The Queen’s birthday is coming up soon, if you are experiencing a feeling of Déjà vu, don’t worry you are not imagining the fact that the Queen also had a birthday in April.
The second Saturday in June is known as Queen Elizabeth’s official birthday, but the monarch was actually born on 21 April. While this means that the Queen has already celebrated her 92nd birthday this year, the official celebrations will not be held until mid-June.
This rather confusing custom was not started by the Queen but has been practised since 1748. King George II was not happy about the fact he was born in November, which was a rubbish month for large-scale public celebrations due to the weather. He decided that in order to celebrate his birthday with the nation, he should combine his birthday celebrations with the annual military parade which took part in the summer. Thus the tradition was born and the heads of state since then have had a real birthday and an official birthday each year.

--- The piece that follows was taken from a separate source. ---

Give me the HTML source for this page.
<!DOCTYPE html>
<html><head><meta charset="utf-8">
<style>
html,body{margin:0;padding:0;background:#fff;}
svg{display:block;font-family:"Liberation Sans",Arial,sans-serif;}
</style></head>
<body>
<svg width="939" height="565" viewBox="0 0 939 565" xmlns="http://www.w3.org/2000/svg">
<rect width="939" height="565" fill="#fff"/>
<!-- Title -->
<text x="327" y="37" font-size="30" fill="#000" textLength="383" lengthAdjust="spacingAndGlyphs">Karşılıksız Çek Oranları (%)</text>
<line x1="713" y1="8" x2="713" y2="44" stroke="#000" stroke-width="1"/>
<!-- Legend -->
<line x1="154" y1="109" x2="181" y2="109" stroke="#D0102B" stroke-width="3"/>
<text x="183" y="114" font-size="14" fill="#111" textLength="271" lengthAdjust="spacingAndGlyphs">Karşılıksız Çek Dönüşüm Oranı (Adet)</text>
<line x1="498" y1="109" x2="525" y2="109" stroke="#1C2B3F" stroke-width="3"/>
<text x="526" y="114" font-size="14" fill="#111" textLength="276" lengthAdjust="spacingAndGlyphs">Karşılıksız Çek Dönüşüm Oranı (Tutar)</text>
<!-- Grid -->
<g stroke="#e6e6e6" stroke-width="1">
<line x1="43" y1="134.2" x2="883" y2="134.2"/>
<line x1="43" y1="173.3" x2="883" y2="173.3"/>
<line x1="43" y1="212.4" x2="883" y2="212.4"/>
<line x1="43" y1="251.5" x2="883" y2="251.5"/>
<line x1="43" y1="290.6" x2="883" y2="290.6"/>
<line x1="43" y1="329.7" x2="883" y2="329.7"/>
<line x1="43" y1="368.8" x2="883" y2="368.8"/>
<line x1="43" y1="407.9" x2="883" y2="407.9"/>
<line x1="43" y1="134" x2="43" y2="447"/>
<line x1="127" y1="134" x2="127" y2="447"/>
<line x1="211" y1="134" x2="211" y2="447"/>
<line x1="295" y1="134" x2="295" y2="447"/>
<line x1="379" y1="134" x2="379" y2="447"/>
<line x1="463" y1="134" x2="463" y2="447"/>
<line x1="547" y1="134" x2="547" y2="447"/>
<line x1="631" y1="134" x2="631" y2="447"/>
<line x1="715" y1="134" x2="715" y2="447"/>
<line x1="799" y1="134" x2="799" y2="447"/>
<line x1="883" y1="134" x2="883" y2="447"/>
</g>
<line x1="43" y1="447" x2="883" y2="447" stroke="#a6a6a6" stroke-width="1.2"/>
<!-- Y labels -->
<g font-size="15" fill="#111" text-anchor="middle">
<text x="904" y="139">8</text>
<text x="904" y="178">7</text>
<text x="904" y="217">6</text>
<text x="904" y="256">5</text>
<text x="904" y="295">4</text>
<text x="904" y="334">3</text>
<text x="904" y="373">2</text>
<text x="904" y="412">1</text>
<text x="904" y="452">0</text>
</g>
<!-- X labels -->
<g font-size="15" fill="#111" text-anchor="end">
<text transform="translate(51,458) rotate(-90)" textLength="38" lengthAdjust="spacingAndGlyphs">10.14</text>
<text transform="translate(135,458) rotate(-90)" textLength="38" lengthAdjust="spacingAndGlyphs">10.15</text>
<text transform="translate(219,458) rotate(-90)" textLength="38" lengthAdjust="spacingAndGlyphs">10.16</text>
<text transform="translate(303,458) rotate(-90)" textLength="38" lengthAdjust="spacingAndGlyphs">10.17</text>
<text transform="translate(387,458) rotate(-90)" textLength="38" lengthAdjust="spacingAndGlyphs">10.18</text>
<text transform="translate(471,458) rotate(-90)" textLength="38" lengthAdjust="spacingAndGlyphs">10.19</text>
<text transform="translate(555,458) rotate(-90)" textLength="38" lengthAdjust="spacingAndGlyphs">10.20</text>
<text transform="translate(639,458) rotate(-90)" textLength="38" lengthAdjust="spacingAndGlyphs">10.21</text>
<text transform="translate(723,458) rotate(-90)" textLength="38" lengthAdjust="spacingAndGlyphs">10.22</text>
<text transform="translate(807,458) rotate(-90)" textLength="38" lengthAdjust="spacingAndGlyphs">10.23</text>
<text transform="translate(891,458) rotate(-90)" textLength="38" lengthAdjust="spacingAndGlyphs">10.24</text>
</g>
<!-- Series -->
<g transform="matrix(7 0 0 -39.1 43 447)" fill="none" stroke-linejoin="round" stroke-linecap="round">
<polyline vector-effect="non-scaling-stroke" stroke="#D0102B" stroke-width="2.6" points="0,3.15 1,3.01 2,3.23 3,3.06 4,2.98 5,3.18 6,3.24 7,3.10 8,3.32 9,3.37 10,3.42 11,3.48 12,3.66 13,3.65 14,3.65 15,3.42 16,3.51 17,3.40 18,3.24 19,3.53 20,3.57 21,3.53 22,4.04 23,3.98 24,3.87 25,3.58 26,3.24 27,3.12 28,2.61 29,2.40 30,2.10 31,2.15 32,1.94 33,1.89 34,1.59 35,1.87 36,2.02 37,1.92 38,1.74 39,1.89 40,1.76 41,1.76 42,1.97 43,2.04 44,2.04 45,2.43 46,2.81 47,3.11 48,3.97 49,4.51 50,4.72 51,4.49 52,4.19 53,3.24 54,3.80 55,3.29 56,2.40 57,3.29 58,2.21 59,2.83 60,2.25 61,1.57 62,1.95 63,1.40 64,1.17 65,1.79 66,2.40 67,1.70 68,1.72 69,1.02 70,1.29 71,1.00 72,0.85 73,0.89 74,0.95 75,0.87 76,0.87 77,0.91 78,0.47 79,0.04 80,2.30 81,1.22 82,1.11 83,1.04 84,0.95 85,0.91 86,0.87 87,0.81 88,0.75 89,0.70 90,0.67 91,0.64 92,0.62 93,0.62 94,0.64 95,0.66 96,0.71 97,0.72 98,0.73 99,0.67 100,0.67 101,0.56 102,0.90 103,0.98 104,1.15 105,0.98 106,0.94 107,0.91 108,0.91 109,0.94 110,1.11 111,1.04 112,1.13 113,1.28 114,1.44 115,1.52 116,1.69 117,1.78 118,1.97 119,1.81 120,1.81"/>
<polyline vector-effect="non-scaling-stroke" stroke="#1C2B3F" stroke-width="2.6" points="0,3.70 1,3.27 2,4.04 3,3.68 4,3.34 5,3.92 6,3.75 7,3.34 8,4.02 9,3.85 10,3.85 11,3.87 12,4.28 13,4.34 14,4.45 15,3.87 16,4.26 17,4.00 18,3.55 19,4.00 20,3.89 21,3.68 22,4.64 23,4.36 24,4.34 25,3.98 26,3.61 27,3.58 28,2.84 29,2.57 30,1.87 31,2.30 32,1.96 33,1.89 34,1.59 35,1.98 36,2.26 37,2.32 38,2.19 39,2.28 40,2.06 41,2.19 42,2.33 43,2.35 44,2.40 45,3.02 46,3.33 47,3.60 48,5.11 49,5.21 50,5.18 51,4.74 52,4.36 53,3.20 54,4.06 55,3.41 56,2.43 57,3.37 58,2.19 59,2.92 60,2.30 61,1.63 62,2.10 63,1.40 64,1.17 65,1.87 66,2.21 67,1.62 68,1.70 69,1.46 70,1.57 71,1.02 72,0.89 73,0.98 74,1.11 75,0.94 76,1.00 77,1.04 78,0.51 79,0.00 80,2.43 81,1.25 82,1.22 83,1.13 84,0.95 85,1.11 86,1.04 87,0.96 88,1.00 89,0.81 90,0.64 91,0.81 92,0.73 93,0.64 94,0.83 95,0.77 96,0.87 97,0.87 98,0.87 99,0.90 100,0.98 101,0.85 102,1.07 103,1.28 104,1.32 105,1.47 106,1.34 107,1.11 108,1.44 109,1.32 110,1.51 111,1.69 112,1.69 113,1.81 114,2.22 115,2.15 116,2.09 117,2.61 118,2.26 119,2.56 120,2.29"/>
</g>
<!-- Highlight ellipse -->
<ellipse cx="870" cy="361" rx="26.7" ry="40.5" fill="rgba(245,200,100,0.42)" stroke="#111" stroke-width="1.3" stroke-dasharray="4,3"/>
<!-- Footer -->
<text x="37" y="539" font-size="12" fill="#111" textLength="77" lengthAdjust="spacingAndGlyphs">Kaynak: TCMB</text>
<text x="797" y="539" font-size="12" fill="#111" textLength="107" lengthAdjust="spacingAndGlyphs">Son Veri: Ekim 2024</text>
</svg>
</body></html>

The two birthdays are celebrated rather differently, with the Queen’s real birthday kept as a family affair. The official birthday, however, is celebrated publically across the UK and throughout the Commonwealth. In London, her birthday is marked by the Trooping the colour parade which has been taking place for over 250 years now. The spectacular military parade features thousands of musicians, soldiers and horses and a different colour is displayed or ‘trooped’ each year depending on which regiment has been chosen.
The Queen’s official birthday will see the streets around Buckingham Palace and the Mall filled with people watching the parade and celebrating. After watching the parade, the royal family head to the palace balcony to watch a display by the RAF.
The newlyweds the Duke and Duchess of Sussex will be joining in with the Queen’s official birthday celebrations together for the first time. This year’s celebrations will take place on the 9th of June.